A Hungarian's Realization of the American Dream

Clarion Review (4 Stars)

Well written stories by individuals who overcome unbelievable obstacles are addictive and inspiring. These powerful memoirs help put life’s small victories and failures into perspective as they celebrate the invincibility of the human spirit. A Doctor’s Journey is such a story, an uplifting whirlwind from start to finish, spanning nearly eighty years of one extraordinary man’s hard fought and well-lived life.

From Laszlo Makk’s auspicious birth to a prosperous shoemaker in a small Hungarian village in 1932, to his impulsive, yet unwavering decision as a small boy that he would be a doctor one day, Makk’s early life was sylvan and uneventful. But WWII, under Nazi and then Soviet oppression, forced him to grow up quickly.

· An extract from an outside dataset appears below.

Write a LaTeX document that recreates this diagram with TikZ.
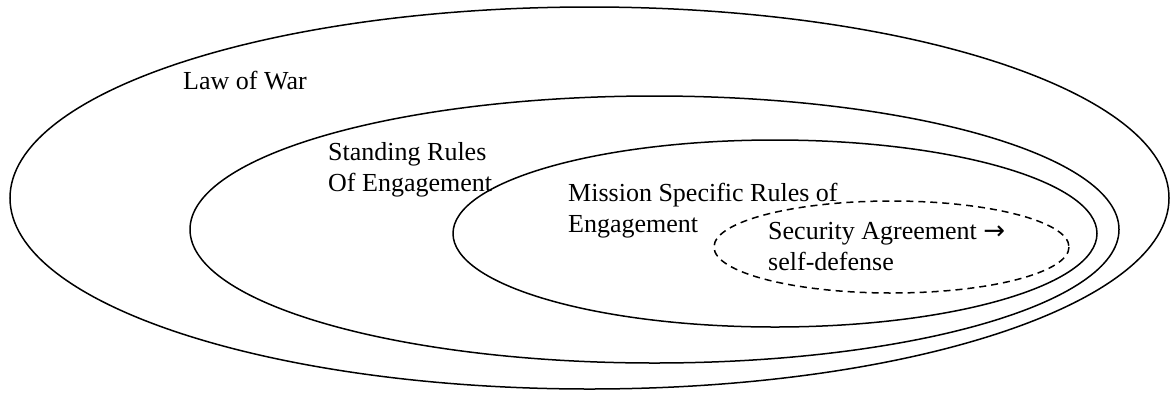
\documentclass[tikz,border=0pt]{standalone}
\usepackage{fontspec}
\setmainfont{Liberation Serif}
\newfontfamily\arrowfont{DejaVu Sans}
\tikzset{ring/.style={line width=1.5pt}}
\tikzset{ringdash/.style={line width=1.5pt, dash pattern=on 7pt off 5pt}}
\tikzset{lbl/.style={inner sep=0pt, anchor=base west, align=left, font=\fontsize{26}{30.5}\selectfont}}

\begin{document}
\begin{tikzpicture}[x=1pt, y=-1pt]
    \useasboundingbox (0, 0) rectangle (1170, 392);

    \draw[ring] (589.5, 198) ellipse (579.5 and 191);
    \draw[ring] (654.5, 229.5) ellipse (464.5 and 133.5);
    \draw[ring] (775, 233.5) ellipse (322 and 93.5);
    \draw[ringdash] (891.5, 247) ellipse (177.5 and 46);

    % base anchor sits on the last line
    \node[lbl] (law) at (183, 89) {Law of War};
    \node[lbl] (sroe) at (328, 191) {Standing Rules\\Of Engagement};
    \node[lbl] (msroe) at (568, 232) {Mission Specific Rules of\\Engagement};
    \node[lbl] (secag) at (768, 270) {Security Agreement {\arrowfont →}\\self-defense};
\end{tikzpicture}
\end{document}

From the time he was ten years old, when he was asked by his parents to risk his life and throw a cooked duck over the fence to some family friends in the Jewish ghetto, his world became very interesting.

Makk faced jaw-dropping danger, shocking injustice, witnessing craven brutality, most of it after the war at the hands of occupying Soviet armed forces.

Using a sublime combination of diplomacy, perspicacity, integrity, and dumb luck, Makk put himself through several years of medical school. When his courageous anti-Soviet political and humanitarian behavior got him on too many lists, he escaped to Austria.

In record time, he was able to immigrate to the US, making friends with a wealthy couple who helped him get settled, find a job, and return to medical school—a feat in itself. Foreigners with poor English skills were almost never admitted, and those few who made it in flunked out. But Markk was an anomaly, and in his relentless passion to achieve fulfillment of his quixotic goal to be an “American doctor,” he never wavered. He excelled in every specialty, earned the admiration of world renowned surgeons while still a student and graduating with honors.

The next fifty years of his life were only slightly less manic. Makk married and had four sons, all the while he was working over a hundred hours a week as a surgeon and later as a pathologist. The family settled on a large horse farm in Kentucky, and though he endured several life threatening illnesses, his fortitude and access to impeccable care enabled him to continue working into his seventies. His wife’s long battle with cancer became the focus of his life after retirement, and he began writing his memoir shortly after her death.

A Doctor’s Journey would be enjoyed by many audiences, but its consummate home is in the hands of a medical professional. Makk has a propensity for sharing the details of medicine in all its complexity and drama, something a layperson might find tedious. Every aspect of the illnesses and surgeries he was involved in are carefully documented as though he is making a report. His understandable desire to include the name of every doctor he’d ever worked with also feels unnecessary at times. Fortunately, these minor flaws pale in light of Makk’s excellent writing and superlative story.